▶ What is needed
Reproduce, exactly and in full, the lines from the one with "Write a web" through the one with "const plainLabel = v => String(v);" in the data below; drop pictures.

━━━━━━━━━━━━━━━━

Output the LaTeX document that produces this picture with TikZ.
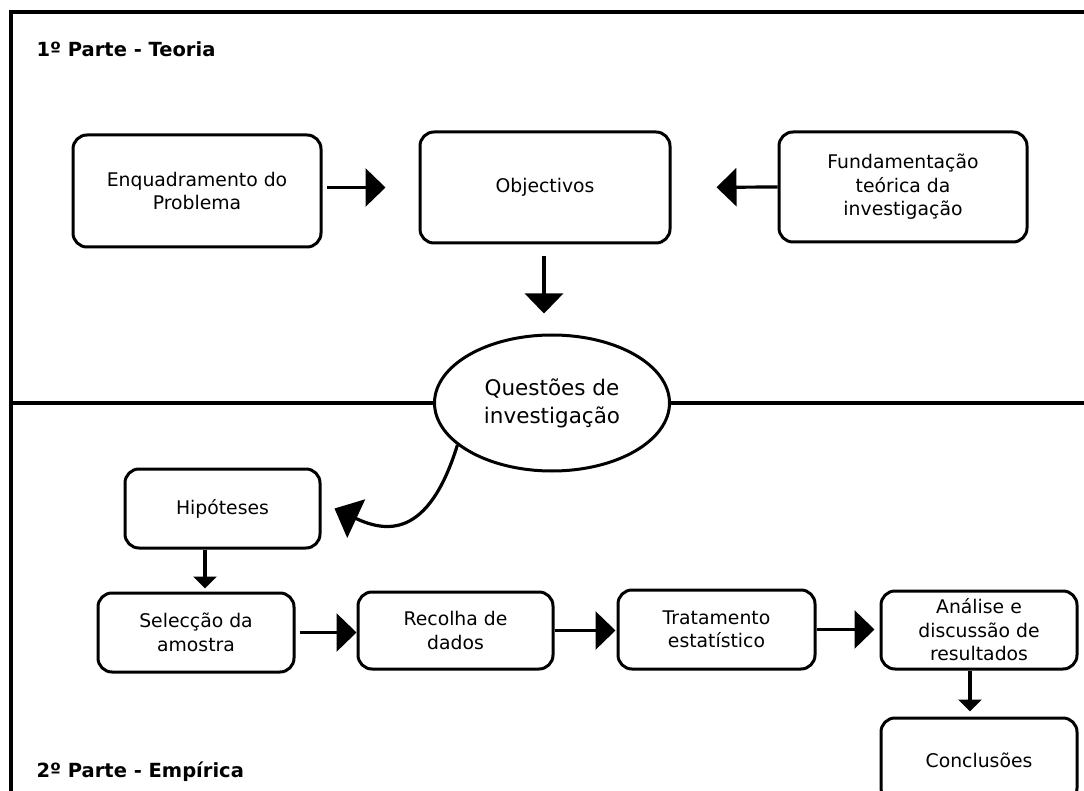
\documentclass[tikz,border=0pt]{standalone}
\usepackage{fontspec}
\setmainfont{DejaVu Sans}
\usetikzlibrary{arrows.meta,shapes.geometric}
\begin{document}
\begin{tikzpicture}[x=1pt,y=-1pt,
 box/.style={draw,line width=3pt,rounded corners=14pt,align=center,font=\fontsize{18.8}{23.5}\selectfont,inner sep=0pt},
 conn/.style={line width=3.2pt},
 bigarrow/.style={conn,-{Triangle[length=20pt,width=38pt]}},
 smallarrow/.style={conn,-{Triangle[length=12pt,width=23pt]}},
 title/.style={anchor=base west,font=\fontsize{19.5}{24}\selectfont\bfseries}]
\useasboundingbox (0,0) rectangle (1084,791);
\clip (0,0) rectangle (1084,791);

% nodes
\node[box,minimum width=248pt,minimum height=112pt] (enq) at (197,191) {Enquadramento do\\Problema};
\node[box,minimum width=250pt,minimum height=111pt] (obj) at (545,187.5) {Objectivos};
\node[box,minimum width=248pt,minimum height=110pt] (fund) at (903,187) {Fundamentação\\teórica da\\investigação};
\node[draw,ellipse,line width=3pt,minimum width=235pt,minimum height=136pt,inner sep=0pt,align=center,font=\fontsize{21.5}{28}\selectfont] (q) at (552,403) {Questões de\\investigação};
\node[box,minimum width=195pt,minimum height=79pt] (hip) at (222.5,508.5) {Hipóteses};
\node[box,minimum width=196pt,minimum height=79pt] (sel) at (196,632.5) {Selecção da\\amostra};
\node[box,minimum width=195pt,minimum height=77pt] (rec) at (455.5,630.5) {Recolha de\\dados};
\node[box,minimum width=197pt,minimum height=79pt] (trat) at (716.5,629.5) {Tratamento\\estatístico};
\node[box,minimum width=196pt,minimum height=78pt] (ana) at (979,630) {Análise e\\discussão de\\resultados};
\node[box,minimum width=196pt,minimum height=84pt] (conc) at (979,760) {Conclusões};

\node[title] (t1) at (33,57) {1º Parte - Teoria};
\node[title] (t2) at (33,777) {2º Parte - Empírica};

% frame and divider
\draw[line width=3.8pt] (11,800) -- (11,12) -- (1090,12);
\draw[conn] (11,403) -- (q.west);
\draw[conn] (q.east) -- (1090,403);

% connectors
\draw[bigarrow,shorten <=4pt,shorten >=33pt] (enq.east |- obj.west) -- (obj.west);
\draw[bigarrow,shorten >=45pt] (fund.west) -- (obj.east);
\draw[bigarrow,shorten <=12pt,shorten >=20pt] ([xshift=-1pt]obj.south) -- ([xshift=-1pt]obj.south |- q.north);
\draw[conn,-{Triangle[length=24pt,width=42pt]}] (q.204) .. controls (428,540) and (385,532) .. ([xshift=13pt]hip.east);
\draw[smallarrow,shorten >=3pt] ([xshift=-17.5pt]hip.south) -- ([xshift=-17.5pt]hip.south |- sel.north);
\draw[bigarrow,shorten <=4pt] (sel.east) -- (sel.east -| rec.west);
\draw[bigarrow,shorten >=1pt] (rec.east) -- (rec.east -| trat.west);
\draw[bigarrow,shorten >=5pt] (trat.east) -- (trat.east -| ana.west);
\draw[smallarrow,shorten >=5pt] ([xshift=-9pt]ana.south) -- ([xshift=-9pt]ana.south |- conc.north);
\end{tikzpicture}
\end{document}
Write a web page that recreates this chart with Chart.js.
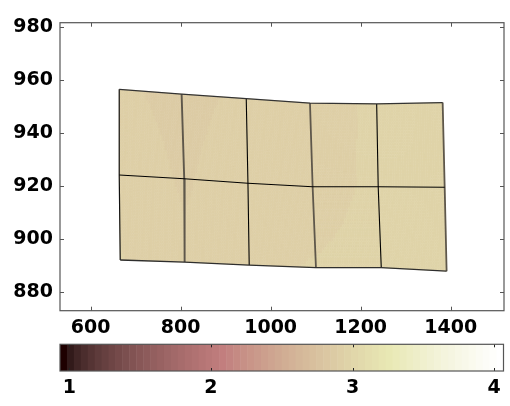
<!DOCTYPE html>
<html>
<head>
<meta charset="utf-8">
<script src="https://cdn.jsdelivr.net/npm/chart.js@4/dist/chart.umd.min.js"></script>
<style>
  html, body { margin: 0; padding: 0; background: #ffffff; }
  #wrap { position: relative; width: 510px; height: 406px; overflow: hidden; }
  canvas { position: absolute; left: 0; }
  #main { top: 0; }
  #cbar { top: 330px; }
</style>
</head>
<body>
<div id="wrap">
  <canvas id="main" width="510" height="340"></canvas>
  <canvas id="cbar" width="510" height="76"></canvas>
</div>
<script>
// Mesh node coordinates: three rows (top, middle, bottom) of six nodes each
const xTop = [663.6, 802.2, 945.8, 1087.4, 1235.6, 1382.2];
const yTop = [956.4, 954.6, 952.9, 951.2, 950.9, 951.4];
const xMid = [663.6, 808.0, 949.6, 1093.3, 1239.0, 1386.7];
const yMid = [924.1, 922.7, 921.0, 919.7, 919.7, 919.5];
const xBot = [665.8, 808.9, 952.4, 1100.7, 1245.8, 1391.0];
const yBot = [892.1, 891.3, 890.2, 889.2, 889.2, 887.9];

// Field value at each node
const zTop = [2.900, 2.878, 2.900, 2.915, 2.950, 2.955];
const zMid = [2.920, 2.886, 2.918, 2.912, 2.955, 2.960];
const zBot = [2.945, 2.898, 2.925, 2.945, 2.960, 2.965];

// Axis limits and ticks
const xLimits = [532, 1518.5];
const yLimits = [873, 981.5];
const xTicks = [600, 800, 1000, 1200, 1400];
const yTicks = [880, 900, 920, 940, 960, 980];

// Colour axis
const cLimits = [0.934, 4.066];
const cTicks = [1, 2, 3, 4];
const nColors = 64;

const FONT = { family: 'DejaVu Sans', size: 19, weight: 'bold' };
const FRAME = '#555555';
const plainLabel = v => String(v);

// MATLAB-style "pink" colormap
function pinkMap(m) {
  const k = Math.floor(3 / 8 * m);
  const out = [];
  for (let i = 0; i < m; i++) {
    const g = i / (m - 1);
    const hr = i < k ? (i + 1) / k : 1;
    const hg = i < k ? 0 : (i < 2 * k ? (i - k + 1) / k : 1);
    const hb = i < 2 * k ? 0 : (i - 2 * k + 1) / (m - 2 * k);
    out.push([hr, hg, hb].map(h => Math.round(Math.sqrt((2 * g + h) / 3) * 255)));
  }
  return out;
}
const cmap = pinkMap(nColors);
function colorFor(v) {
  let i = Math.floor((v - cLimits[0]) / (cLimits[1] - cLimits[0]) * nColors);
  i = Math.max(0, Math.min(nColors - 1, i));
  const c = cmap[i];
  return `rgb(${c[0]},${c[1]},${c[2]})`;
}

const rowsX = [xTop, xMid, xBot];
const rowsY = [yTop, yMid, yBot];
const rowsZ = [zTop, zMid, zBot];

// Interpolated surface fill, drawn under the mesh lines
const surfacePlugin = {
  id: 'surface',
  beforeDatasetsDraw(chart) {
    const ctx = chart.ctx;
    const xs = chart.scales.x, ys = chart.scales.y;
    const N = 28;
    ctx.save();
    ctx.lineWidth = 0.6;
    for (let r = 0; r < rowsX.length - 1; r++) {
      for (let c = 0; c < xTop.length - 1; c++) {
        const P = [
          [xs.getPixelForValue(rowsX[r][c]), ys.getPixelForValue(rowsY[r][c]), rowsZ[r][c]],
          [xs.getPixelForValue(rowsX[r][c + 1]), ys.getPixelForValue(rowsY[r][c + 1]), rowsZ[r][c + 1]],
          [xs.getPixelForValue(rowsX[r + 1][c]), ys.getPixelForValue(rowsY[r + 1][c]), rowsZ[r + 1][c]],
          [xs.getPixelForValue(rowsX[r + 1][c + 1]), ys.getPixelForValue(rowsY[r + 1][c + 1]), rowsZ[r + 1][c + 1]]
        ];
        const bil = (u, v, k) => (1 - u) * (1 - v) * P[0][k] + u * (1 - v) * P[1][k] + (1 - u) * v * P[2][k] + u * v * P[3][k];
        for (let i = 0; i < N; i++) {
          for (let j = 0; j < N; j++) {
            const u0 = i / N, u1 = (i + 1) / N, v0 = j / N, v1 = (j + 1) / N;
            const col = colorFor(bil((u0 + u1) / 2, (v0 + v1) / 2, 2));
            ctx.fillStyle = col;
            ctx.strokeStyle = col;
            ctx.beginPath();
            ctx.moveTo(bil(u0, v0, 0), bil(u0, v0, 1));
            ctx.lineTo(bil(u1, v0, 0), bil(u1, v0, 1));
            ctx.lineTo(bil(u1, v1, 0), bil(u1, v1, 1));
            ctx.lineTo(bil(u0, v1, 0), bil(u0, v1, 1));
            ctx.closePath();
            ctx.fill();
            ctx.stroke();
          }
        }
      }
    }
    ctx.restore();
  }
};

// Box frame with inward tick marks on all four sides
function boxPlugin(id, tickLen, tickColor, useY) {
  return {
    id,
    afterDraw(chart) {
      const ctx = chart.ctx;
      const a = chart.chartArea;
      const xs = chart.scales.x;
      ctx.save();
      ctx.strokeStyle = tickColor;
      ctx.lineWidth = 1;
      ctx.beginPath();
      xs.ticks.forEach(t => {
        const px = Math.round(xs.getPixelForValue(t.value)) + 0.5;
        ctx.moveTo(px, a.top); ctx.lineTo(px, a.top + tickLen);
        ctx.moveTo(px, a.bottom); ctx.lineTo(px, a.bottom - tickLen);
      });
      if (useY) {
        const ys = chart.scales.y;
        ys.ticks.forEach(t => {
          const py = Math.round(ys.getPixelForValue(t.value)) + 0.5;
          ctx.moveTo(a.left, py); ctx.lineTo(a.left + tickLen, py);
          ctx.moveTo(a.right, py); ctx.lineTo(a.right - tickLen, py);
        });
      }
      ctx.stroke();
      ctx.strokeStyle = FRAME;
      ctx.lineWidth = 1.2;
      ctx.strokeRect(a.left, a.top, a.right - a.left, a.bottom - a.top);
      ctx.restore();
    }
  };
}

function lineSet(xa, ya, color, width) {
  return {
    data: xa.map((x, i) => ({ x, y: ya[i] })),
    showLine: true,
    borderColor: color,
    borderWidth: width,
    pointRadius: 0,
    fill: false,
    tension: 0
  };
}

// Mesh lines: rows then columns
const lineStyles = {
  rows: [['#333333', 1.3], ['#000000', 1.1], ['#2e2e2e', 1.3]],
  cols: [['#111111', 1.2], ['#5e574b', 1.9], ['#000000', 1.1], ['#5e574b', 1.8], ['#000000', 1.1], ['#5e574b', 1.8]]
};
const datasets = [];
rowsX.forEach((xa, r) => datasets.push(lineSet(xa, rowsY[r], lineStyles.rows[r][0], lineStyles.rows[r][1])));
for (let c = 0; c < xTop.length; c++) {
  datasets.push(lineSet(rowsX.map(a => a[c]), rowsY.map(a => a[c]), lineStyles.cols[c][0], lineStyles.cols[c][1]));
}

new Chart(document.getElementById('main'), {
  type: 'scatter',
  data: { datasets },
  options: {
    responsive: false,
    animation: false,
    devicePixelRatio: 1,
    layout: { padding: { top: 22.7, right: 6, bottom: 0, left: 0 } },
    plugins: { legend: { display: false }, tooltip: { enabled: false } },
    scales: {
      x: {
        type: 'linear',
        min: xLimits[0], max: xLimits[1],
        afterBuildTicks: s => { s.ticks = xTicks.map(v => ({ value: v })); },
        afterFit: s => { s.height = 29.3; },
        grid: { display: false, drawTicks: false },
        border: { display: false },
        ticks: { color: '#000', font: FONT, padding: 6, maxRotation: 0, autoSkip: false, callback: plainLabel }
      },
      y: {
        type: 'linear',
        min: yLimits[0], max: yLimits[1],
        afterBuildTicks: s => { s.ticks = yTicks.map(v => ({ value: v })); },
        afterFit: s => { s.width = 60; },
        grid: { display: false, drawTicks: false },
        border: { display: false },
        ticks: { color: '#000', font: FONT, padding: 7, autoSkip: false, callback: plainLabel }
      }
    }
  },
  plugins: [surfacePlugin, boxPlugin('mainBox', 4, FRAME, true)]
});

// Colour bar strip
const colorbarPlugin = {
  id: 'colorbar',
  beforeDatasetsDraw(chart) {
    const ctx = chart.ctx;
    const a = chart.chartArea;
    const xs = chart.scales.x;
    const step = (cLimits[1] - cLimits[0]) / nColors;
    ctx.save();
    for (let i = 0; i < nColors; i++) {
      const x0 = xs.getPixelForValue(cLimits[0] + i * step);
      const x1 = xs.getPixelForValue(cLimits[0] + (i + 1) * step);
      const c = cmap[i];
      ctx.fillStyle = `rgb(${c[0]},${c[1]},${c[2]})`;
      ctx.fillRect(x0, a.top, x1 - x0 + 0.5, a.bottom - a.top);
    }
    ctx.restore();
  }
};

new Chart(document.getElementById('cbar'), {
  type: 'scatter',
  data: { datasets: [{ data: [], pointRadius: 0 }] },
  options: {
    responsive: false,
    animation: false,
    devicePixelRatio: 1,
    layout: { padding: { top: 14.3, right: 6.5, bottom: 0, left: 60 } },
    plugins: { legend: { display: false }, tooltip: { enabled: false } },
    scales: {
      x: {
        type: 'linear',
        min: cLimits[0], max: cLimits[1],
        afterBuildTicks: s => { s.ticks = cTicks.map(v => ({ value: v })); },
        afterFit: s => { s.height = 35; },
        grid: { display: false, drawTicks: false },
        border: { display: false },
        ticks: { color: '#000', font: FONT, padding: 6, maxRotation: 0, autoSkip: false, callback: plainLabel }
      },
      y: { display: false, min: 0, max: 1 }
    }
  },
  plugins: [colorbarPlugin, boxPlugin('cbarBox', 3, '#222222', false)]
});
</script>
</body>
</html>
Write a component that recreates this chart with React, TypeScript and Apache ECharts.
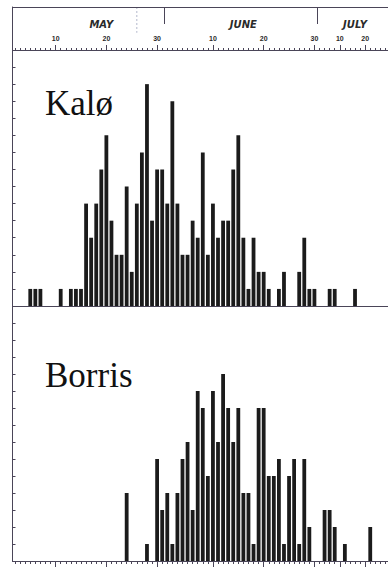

━━━━━━━━━━━━━━━━

▶ Full answer
Write a web page that recreates this chart with Chart.js.
<!DOCTYPE html>
<html>
<head>
<meta charset="utf-8">
<script src="https://cdn.jsdelivr.net/npm/chart.js@4/dist/chart.umd.min.js"></script>
<style>
  html, body { margin: 0; padding: 0; background: #ffffff; }
  #wrap { position: relative; width: 510px; height: 406px; overflow: hidden; }
  canvas { position: absolute; left: 0; }
  #main { top: 0; }
  #cbar { top: 330px; }
</style>
</head>
<body>
<div id="wrap">
  <canvas id="main" width="510" height="340"></canvas>
  <canvas id="cbar" width="510" height="76"></canvas>
</div>
<script>
// Mesh node coordinates: three rows (top, middle, bottom) of six nodes each
const xTop = [663.6, 802.2, 945.8, 1087.4, 1235.6, 1382.2];
const yTop = [956.4, 954.6, 952.9, 951.2, 950.9, 951.4];
const xMid = [663.6, 808.0, 949.6, 1093.3, 1239.0, 1386.7];
const yMid = [924.1, 922.7, 921.0, 919.7, 919.7, 919.5];
const xBot = [665.8, 808.9, 952.4, 1100.7, 1245.8, 1391.0];
const yBot = [892.1, 891.3, 890.2, 889.2, 889.2, 887.9];

// Field value at each node
const zTop = [2.900, 2.878, 2.900, 2.915, 2.950, 2.955];
const zMid = [2.920, 2.886, 2.918, 2.912, 2.955, 2.960];
const zBot = [2.945, 2.898, 2.925, 2.945, 2.960, 2.965];

// Axis limits and ticks
const xLimits = [532, 1518.5];
const yLimits = [873, 981.5];
const xTicks = [600, 800, 1000, 1200, 1400];
const yTicks = [880, 900, 920, 940, 960, 980];

// Colour axis
const cLimits = [0.934, 4.066];
const cTicks = [1, 2, 3, 4];
const nColors = 64;

const FONT = { family: 'DejaVu Sans', size: 19, weight: 'bold' };
const FRAME = '#555555';
const plainLabel = v => String(v);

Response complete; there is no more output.